At yesterday's Influencer Summit, Dr. Uwe Hummel (EVP and Head of Active Global Support) explained to industry analysts why SAP believes so strongly in its Enterprise Support product. In fact, it is so convinced in proactive support and the positive impact on customers' SAP application management and operation costs that it decided to protect them from making the mistake of declining to buy it – by making it mandatory.

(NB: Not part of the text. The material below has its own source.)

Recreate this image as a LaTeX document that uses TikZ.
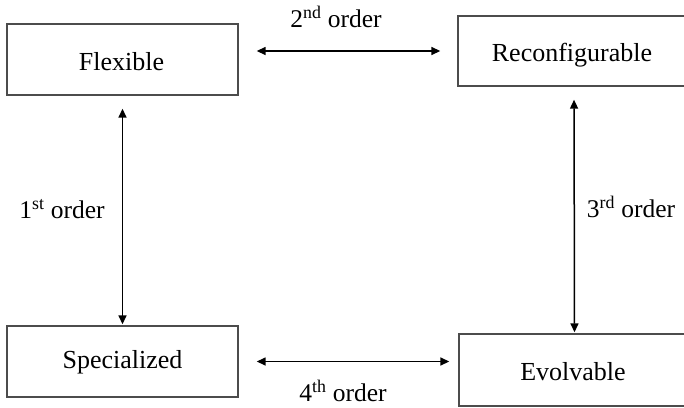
\documentclass[tikz,border=0pt]{standalone}
\usepackage{fontspec}
\setmainfont{Liberation Serif}
\usetikzlibrary{arrows.meta}
\begin{document}
\begin{tikzpicture}[x=1pt,y=-1pt,
  box/.style={draw=black!70,line width=1.4pt,rectangle,inner sep=0pt},
  boxtext/.style={inner sep=0pt,font=\fontsize{26}{30}\selectfont},
  link/.style={line width=1.5pt,{Triangle[length=9pt,width=8pt]}-{Triangle[length=9pt,width=8pt]}},
  lbl/.style={inner sep=0pt,font=\fontsize{25.5}{30}\selectfont}]
\useasboundingbox (0,0) rectangle (684,407);
% the four system classes
\node[box,minimum width=231pt,minimum height=71pt] (flex) at (122.5,59.5) {};
\node[boxtext] (flext) at (121.5,62) {Flexible};
\node[box,minimum width=232pt,minimum height=70pt] (reconf) at (574,51) {};
\node[boxtext] (reconft) at (572,55) {Reconfigurable};
\node[box,minimum width=231pt,minimum height=71pt] (spec) at (122.5,361.5) {};
\node[boxtext] (spect) at (122.5,362) {Specialized};
\node[box,minimum width=231pt,minimum height=72pt] (evol) at (574.5,370) {};
\node[boxtext] (evolt) at (573,372) {Evolvable};
% transitions between them
\draw[link,shorten <=13pt,shorten >=1pt] (flex.south) -- (spec.north);
\draw[link,shorten <=13pt,shorten >=1pt] (reconf.south) -- (evol.north);
\draw[link,shorten <=18pt,shorten >=17pt] (reconf.west -| flex.east) -- (reconf.west);
\draw[link,shorten <=18pt,shorten >=9pt] (spec.east) -- (spec.east -| evol.west);
% order labels
\node[lbl] (o2) at (336,17) {2\textsuperscript{nd} order};
\node[lbl] (o1) at (62,209) {1\textsuperscript{st} order};
\node[lbl] (o3) at (631,207) {3\textsuperscript{rd} order};
\node[lbl] (o4) at (343,391) {4\textsuperscript{th} order};
\end{tikzpicture}
\end{document}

We all know how customers reacted to that idea, and how SAP has reconsidered its approach since the initial announcements. Yesterday's session focused on SAP's uniquely innovative program to track the actual benefits obtained by customers using Enterprise Support. SUGEN, the association of independent SAP user groups, agreed 11 application-management-related KPI that it would track at 56 member sites. The first results are now in, and though SAP isn't quite ready to publish them, from what we saw under NDA, there has been a clear and consistent improvement in measures such as 'failed system changes'.

However, even if these results enable SAP to make a convincing argument that enterprise support is beneficial for most customers, it hasn't yet answered the important questions that we've raised on behalf of sourcing and vendor managers:

  1. Do the KPI gains justify a 30% increase in the price of maintenance? OK, SAP is only trying to match Oracle's 22% rate, and is phasing in that increase over 7 years, but few companies have that sort of space in their IT budgets, whereas SAP's maintenance business is already extremely profitable.
  2. If SAP believes so strongly in its strategy, why doesnt it make enterprise support an optional add-on? SAP may want to standardize its offering upwards rather than downwards, but customers that can't afford or see insufficient value in the premium package right now should be able to opt out.
  3. Why doesnt SAP have a special approach for customers that have outsourced their application management? For these companies, it may be the outsourcers that benefit from Enterprise Support, not their clients. The clients could stay with basic support if enterprise support were packaged as a separate service that SAP sold directly to the outsourcer. Currently, the SAP customer may have to renegotiate its multi-year outsourcing contract to recoup any cost savings that SAP's active support program delivers.